• **COLLECTED MATERIAL**:

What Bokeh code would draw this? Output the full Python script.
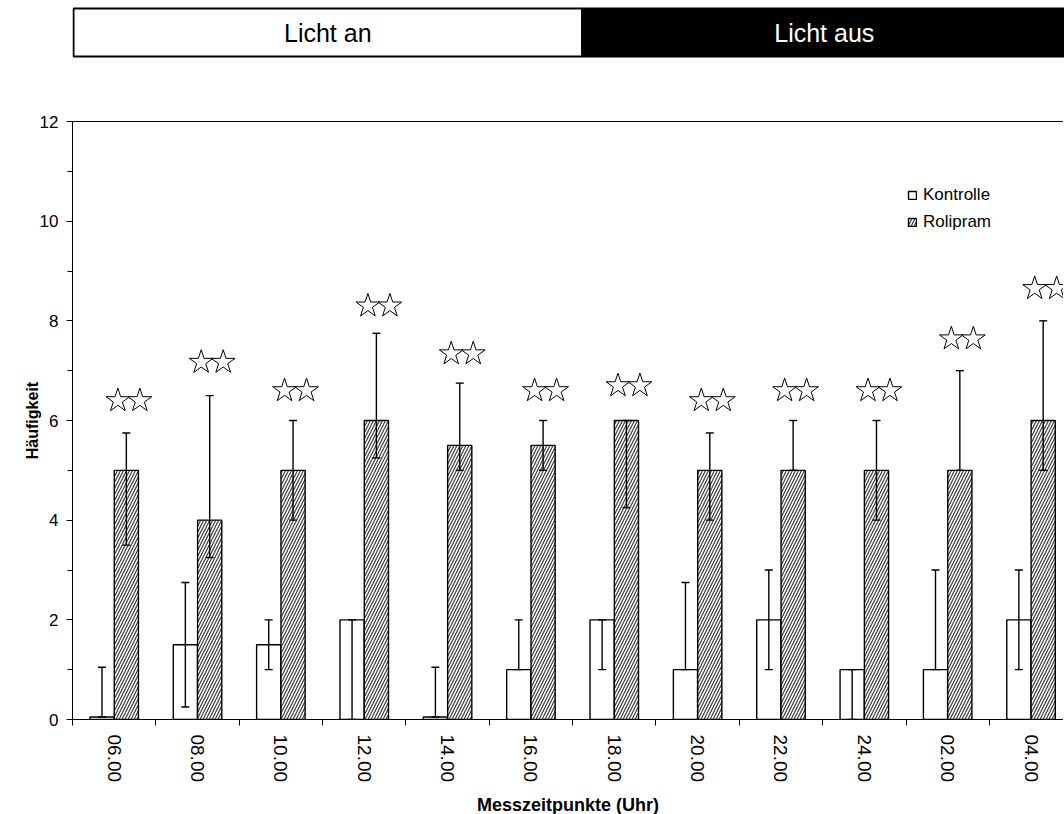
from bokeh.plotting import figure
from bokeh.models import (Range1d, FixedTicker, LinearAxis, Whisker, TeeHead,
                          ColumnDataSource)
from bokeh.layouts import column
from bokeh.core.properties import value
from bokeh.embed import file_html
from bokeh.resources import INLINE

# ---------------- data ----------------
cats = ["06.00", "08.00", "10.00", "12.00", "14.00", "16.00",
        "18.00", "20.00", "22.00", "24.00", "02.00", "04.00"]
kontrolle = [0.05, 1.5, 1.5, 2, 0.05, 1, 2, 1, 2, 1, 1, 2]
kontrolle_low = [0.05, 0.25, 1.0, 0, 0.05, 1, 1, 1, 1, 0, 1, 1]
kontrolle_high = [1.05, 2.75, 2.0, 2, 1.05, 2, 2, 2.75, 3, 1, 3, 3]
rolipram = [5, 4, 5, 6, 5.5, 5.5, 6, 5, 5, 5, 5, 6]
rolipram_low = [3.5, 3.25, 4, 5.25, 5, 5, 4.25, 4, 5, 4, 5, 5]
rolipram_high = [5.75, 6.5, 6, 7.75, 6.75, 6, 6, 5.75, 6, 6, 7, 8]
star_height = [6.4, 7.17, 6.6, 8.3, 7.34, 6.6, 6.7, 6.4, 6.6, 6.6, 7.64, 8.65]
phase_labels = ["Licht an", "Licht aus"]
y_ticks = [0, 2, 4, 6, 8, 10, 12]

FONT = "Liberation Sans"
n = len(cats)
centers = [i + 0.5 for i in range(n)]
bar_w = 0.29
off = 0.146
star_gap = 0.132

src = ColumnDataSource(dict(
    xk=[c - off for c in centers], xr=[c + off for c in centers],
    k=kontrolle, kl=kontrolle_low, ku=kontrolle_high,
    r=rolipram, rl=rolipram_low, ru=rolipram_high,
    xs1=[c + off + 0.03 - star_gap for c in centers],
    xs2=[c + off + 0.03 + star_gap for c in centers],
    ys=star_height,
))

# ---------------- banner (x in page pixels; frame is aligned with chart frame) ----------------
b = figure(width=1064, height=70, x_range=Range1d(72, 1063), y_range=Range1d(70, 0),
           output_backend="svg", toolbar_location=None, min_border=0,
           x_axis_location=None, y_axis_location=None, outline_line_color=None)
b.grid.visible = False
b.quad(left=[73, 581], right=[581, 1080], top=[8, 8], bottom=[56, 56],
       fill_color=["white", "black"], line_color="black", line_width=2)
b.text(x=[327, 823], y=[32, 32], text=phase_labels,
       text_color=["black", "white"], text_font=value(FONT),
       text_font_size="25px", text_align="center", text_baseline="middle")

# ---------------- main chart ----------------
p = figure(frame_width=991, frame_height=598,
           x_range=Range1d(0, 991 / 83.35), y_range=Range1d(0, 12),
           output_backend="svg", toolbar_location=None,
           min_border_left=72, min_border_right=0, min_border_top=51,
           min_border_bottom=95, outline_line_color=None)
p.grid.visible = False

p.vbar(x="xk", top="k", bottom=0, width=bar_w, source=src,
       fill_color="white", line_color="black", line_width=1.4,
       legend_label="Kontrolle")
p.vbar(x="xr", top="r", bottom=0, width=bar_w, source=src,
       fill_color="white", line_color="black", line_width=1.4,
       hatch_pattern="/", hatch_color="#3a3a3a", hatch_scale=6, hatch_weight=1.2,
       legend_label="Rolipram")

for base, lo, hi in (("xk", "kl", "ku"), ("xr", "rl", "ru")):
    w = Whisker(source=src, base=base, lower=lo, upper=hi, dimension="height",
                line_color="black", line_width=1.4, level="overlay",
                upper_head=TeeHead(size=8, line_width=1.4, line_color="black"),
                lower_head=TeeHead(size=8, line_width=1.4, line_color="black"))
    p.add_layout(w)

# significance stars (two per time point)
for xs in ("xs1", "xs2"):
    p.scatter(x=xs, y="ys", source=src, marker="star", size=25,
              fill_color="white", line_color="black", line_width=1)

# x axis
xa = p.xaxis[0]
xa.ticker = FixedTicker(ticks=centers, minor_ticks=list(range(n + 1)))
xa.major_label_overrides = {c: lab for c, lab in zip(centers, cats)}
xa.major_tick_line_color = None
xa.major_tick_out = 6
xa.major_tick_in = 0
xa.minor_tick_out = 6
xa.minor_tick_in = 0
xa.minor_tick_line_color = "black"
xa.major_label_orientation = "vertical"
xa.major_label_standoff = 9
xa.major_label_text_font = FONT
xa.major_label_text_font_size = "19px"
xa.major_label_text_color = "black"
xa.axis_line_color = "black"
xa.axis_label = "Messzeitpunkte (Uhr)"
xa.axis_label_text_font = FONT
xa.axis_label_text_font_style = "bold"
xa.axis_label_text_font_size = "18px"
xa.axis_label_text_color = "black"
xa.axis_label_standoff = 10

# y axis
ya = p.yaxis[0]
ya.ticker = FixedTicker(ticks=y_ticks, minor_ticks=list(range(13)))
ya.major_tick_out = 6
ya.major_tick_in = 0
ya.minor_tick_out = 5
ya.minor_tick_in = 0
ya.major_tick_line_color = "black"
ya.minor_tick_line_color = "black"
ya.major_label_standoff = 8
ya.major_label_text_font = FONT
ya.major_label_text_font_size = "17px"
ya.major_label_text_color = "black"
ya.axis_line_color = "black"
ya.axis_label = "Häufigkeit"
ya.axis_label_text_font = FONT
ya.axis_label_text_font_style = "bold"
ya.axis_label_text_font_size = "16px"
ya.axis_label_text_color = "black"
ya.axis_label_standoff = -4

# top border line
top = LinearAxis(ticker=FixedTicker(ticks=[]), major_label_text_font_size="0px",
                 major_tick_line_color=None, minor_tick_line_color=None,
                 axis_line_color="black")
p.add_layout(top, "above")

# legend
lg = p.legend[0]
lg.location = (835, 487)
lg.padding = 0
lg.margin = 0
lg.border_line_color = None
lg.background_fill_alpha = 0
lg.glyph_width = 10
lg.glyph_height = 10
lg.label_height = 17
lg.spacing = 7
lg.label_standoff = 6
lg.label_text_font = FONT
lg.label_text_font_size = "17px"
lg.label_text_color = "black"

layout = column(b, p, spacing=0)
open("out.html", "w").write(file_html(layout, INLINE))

• **GIVEN REQUEST**: Your task is to return the lines above, from the first one up to and including the line containing "from bokeh.resources import INLINE", minus any pictures.

• **THE RESULT**:
What Bokeh code would draw this? Output the full Python script.
from bokeh.plotting import figure
from bokeh.models import (Range1d, FixedTicker, LinearAxis, Whisker, TeeHead,
                          ColumnDataSource)
from bokeh.layouts import column
from bokeh.core.properties import value
from bokeh.embed import file_html
from bokeh.resources import INLINE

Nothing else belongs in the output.